Но так как события разворачивались очень медленно, то понемногу клика стала терять терпение. Желчные выпады Дюпуаза подливали масла в огонь. Конечно, Ругона никто прямо не попрекал всем тем, что для него делалось, но его осыпали намеками, горькими двусмысленными словами. Полковник являлся теперь иногда в запыленных башмаках, — у него не хватало времени зайти домой; он совсем замучился, бегая весь день по дурацким делам, за которые ему, разумеется, никто не скажет спасибо. Порою Кан, мигая опухшими от усталости веками, начинал жаловаться, что вот уже месяц, как он недосыпает; он часто выезжает в свет, не для забавы, конечно, а чтобы повидаться с кое-какими людьми по кое-каким делам.

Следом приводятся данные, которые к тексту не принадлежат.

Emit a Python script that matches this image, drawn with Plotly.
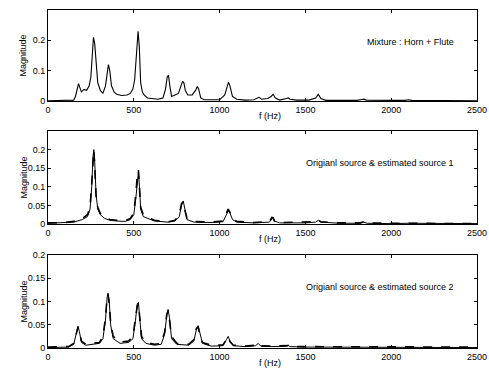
import plotly.graph_objects as go

# ---- Panel 1: mixture (Horn + Flute) ----
mix_f = [0, 100, 140, 150, 160, 170, 178, 185, 195, 210, 225, 240, 250, 258, 265, 272, 280, 290, 305,
         320, 335, 345, 352, 360, 370, 385, 400, 430, 460, 480, 495, 505, 515, 525, 532, 540, 550,
         560, 580, 600, 640, 670, 685, 695, 702, 710, 720, 740, 760, 775, 785, 792, 800, 815, 840,
         860, 870, 878, 890, 910, 950, 1000, 1030, 1045, 1052, 1060, 1075, 1100, 1150, 1200, 1220,
         1230, 1245, 1280, 1300, 1312, 1325, 1350, 1390, 1400, 1410, 1450, 1520, 1560, 1575, 1590,
         1620, 1700, 1800, 1830, 1840, 1855, 1900, 2000, 2080, 2100, 2120, 2200, 2300, 2400, 2500]
mix_m = [0.001, 0.001, 0.001, 0.003, 0.015, 0.04, 0.057, 0.045, 0.03, 0.038, 0.035, 0.05, 0.08, 0.15,
         0.21, 0.19, 0.12, 0.06, 0.035, 0.025, 0.05, 0.1, 0.12, 0.1, 0.05, 0.03, 0.022, 0.018, 0.02,
         0.025, 0.04, 0.07, 0.15, 0.23, 0.18, 0.06, 0.03, 0.02, 0.01, 0.008, 0.006, 0.01, 0.04, 0.08,
         0.085, 0.05, 0.015, 0.02, 0.025, 0.05, 0.065, 0.06, 0.035, 0.02, 0.02, 0.035, 0.048, 0.04,
         0.01, 0.004, 0.003, 0.004, 0.02, 0.055, 0.062, 0.05, 0.015, 0.006, 0.003, 0.004, 0.01, 0.012,
         0.006, 0.008, 0.015, 0.022, 0.01, 0.003, 0.008, 0.01, 0.006, 0.003, 0.003, 0.01, 0.022, 0.008,
         0.002, 0.002, 0.002, 0.005, 0.006, 0.003, 0.002, 0.002, 0.002, 0.004, 0.002, 0.002, 0.001,
         0.001, 0.001]

# ---- Panel 2: source 1 (original solid, estimated dashed) ----
s1_f = [0, 100, 150, 200, 230, 245, 255, 262, 267, 272, 280, 290, 305, 330, 360, 400, 450, 480, 500,
        512, 520, 527, 533, 540, 555, 580, 620, 700, 740, 765, 778, 788, 796, 810, 850, 950, 1020,
        1038, 1050, 1060, 1075, 1100, 1200, 1290, 1305, 1312, 1320, 1350, 1500, 1560, 1575, 1590,
        1700, 1820, 1840, 1860, 2000, 2100, 2500]
s1_orig = [0.002, 0.003, 0.005, 0.012, 0.02, 0.04, 0.1, 0.18, 0.2, 0.17, 0.08, 0.04, 0.025, 0.015,
           0.01, 0.008, 0.007, 0.012, 0.025, 0.07, 0.12, 0.14, 0.1, 0.04, 0.02, 0.015, 0.008, 0.005,
           0.008, 0.02, 0.05, 0.062, 0.045, 0.012, 0.005, 0.004, 0.006, 0.025, 0.035, 0.03, 0.012,
           0.005, 0.003, 0.005, 0.015, 0.018, 0.008, 0.003, 0.003, 0.005, 0.01, 0.005, 0.002, 0.002,
           0.005, 0.002, 0.001, 0.002, 0.001]
s1_est = [0.003, 0.004, 0.007, 0.015, 0.025, 0.045, 0.11, 0.19, 0.198, 0.16, 0.075, 0.045, 0.028,
          0.018, 0.012, 0.01, 0.009, 0.015, 0.03, 0.08, 0.13, 0.145, 0.09, 0.045, 0.025, 0.018, 0.01,
          0.006, 0.01, 0.025, 0.055, 0.06, 0.04, 0.015, 0.007, 0.005, 0.008, 0.03, 0.04, 0.032, 0.015,
          0.007, 0.004, 0.006, 0.018, 0.016, 0.007, 0.004, 0.004, 0.006, 0.01, 0.006, 0.003, 0.003,
          0.006, 0.003, 0.002, 0.002, 0.001]

# ---- Panel 3: source 2 (original solid, estimated dashed) ----
s2_f = [0, 120, 150, 165, 175, 183, 195, 220, 260, 300, 320, 335, 345, 350, 357, 365, 380, 420, 470,
        495, 510, 520, 527, 535, 545, 570, 620, 660, 680, 692, 700, 708, 720, 750, 820, 850, 865,
        875, 885, 900, 950, 1020, 1040, 1050, 1060, 1080, 1150, 1210, 1225, 1240, 1300, 1390, 1400,
        1410, 1500, 2000, 2500]
s2_orig = [0.001, 0.002, 0.008, 0.03, 0.047, 0.035, 0.012, 0.006, 0.008, 0.01, 0.02, 0.06, 0.11,
           0.118, 0.1, 0.05, 0.02, 0.01, 0.012, 0.02, 0.06, 0.095, 0.098, 0.06, 0.02, 0.01, 0.006,
           0.008, 0.03, 0.07, 0.083, 0.065, 0.02, 0.008, 0.006, 0.015, 0.04, 0.048, 0.03, 0.01, 0.004,
           0.005, 0.018, 0.025, 0.015, 0.005, 0.003, 0.005, 0.01, 0.004, 0.003, 0.004, 0.006, 0.003,
           0.002, 0.002, 0.001]
s2_est = [0.002, 0.003, 0.01, 0.033, 0.045, 0.033, 0.015, 0.008, 0.01, 0.012, 0.025, 0.065, 0.112,
          0.115, 0.095, 0.055, 0.025, 0.013, 0.015, 0.025, 0.065, 0.09, 0.095, 0.055, 0.025, 0.012,
          0.008, 0.01, 0.035, 0.072, 0.08, 0.06, 0.025, 0.01, 0.008, 0.018, 0.042, 0.045, 0.028,
          0.012, 0.006, 0.007, 0.02, 0.024, 0.014, 0.006, 0.004, 0.006, 0.01, 0.005, 0.004, 0.005,
          0.005, 0.003, 0.003, 0.003, 0.002]

panel_texts = ["Mixture : Horn + Flute",
               "Origianl source & estimated source 1",
               "Origianl source & estimated source 2"]
x_ticks = [0, 500, 1000, 1500, 2000, 2500]
y_ticks = [[0, 0.1, 0.2], [0, 0.05, 0.1, 0.15, 0.2], [0, 0.05, 0.1, 0.15, 0.2]]
y_ranges = [[0, 0.3], [0, 0.25], [0, 0.2]]

FONT = "Liberation Sans, Arial, sans-serif"
W, H = 489, 373
L, R, T, B = 48, 12, 10, 25
PW, PH = W - L - R, H - T - B

fig = go.Figure()
fig.add_trace(go.Scatter(x=mix_f, y=mix_m, mode="lines", line=dict(color="black", width=1.1),
                         xaxis="x", yaxis="y"))
fig.add_trace(go.Scatter(x=s1_f, y=s1_orig, mode="lines", line=dict(color="black", width=1),
                         xaxis="x2", yaxis="y2"))
fig.add_trace(go.Scatter(x=s1_f, y=s1_est, mode="lines", line=dict(color="black", width=1.6, dash="dash"),
                         xaxis="x2", yaxis="y2"))
fig.add_trace(go.Scatter(x=s2_f, y=s2_orig, mode="lines", line=dict(color="black", width=1),
                         xaxis="x3", yaxis="y3"))
fig.add_trace(go.Scatter(x=s2_f, y=s2_est, mode="lines", line=dict(color="black", width=1.6, dash="dash"),
                         xaxis="x3", yaxis="y3"))

tops = [10, 131, 255]
bottoms = [101, 224, 348]
layout = dict(width=W, height=H, margin=dict(l=L, r=R, t=T, b=B, autoexpand=False),
              paper_bgcolor="white", plot_bgcolor="white", showlegend=False,
              font=dict(family=FONT, size=9, color="black"))
for i in range(3):
    sx = "" if i == 0 else str(i + 1)
    common = dict(showline=True, linecolor="black", linewidth=1, mirror="ticks", ticks="inside",
                  ticklen=3, tickcolor="black", showgrid=False, zeroline=False, automargin=False,
                  tickfont=dict(family=FONT, size=9, color="black"))
    dom = [(H - B - bottoms[i]) / PH, (H - B - tops[i]) / PH]
    layout["xaxis" + sx] = dict(domain=[0, 1], range=[0, 2500], tickvals=x_ticks,
                                anchor="y" + sx, **common)
    layout["yaxis" + sx] = dict(domain=dom, range=y_ranges[i], tickvals=y_ticks[i],
                                anchor="x" + sx, **common)
fig.update_layout(**layout)


def px2paper(px_x, px_y):
    return (px_x - L) / PW, (H - B - px_y) / PH


ann = []
for i in range(3):
    x, y = px2paper(270, bottoms[i] + 15)
    ann.append(dict(text="f (Hz)", x=x, y=y, xref="paper", yref="paper", showarrow=False,
                    xanchor="center", yanchor="middle", font=dict(family=FONT, size=9, color="black")))
    x, y = px2paper(23, (tops[i] + bottoms[i]) / 2)
    ann.append(dict(text="Magnitude", x=x, y=y, xref="paper", yref="paper", showarrow=False,
                    textangle=-90, xanchor="center", yanchor="middle",
                    font=dict(family=FONT, size=9, color="black")))
text_y = [42, 163, 287]
for i in range(3):
    x, y = px2paper(456, text_y[i])
    ann.append(dict(text=panel_texts[i], x=x, y=y, xref="paper", yref="paper", showarrow=False,
                    xanchor="right", yanchor="middle", font=dict(family=FONT, size=9, color="black")))
fig.update_layout(annotations=ann)

fig.write_html("out.html", config={"displayModeBar": False, "staticPlot": True},
               post_script="document.body.style.margin='0';document.body.style.overflow='hidden';")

Г-жа Коррер пускалась в трогательные рассказы, толковала о какой-то молодой женщине, очень достойной вдове, которую она недавно навещала; она вздыхала, что нет у нее теперь никакой власти; подчеркивала, что, будь она правительством, она многих бы несправедливостей не допустила. Потом все друзья начинали твердить о своих невзгодах, хныкая и поясняя, каким могло бы быть их положение, не будь они так наивны; конца не было этим жалобам, подкрепляемым недвусмысленными взглядами в сторону Ругона. Они пришпоривали его до крови, не отступая даже перед похвалами де Марси. Сначала Ругон сохранял невозмутимость. Он по-прежнему делал вид, будто ничего не понимает. Но прошло несколько вечеров — и когда в его гостиной произносились иные фразы, по лицу бывшего министра пробегала легкая судорога. Он не раздражался, но слегка стискивал зубы, как от укола невидимой иглы. В конце концов нервы его так сдали, что он забросил свои пасьянсы, — они у него больше не выходили. Он предпочитал медленно прохаживаться, беседовать или же уходить из комнаты, как только возобновлялись глухие упреки. Порою им овладевала слепая ярость; он с силой сжимал за спиной кулаки, борясь с желанием выставить этих людишек за дверь.
— Дети мои, — сказал однажды вечером полковник, — две недели ноги моей здесь не будет. Надо его проучить. Посмотрим, будет ли ему весело одному.
Ругон, мечтавший запереть перед ними дверь, почувствовал себя глубоко уязвленным, когда его покинули. Полковник сдержал свое слово, другие тоже последовали его примеру; гостиная опустела, в ней все время недосчитывалось пяти-шести друзей. Когда кто-нибудь из них после долгого отсутствия появлялся и Ругон опрашивал, не был ли он болен, тот с удивленным видом отвечал „нет“, не давая никаких объяснений. В один из четвергов не явился никто. Ругон провел вечер один, прохаживаясь по просторной комнате, опустив голову и заложив руки за спину. Впервые он почувствовал, какие крепкие узы соединяли его с этими людьми. Размышляя о глупости Шарбоннелей, завистливой злобе Дюпуаза, деланной ласковости госпожи Коррер, он презрительно пожимал плечами. Однако, относясь к своим друзьям без всякого уважения, он, тем не менее, испытывал потребность их видеть, управлять ими — потребность ревнивого властителя, втайне оплакивающего малейшую неверность. В глубине души он даже умилялся их глупости, любил их пороки. Друзья казались ему теперь частью его существа, вернее, он сам мало-помалу до такой степени в них растворился, что как бы уменьшался в те дни, когда они от него отдалялись. Под конец, если их отсутствие затягивалось, он садился писать им письма. Он даже ходил к ним на дом мириться после серьезных размолвок. Теперь в особняке на улице Марбеф царила та лихорадочная атмосфера ссор и примирений, какая бывает у супругов, когда их любовь исполнена горечи.
В последних числах декабря они повздорили особенно сильно. Слово за слово, друзья, неизвестно почему, дошли до такого состояния, что готовы были схватить друг друга за горло. После этого они три недели не являлись к Ругону. Дело заключалось в том, что клика начала приходить в отчаяние. Самые хитроумные махинации не приводили к ощутимым результатам. И так как в близком будущем не предвиделось никаких перемен, то надежда на непредвиденную катастрофу, способную вернуть Ругона к власти, таяла с каждым днем. Друзья ждали открытия сессии Законодательного корпуса, но проверка полномочий привела лишь к отказу двух республиканских депутатов от присяги. Даже Кан, самый гибкий и проницательный из приверженцев Ругона, — и тот больше не рассчитывал на благоприятный поворот политики. Удрученный Ругон занимался своим проектом с удвоенным рвением, пытаясь скрыть судорожные подергивания лица, которым он уже не владел.
— Мне нездоровится, — говорил он порою. — Видите, у меня дрожат руки… Мой врач приказал мне гулять. Я целые дни провожу на воздухе.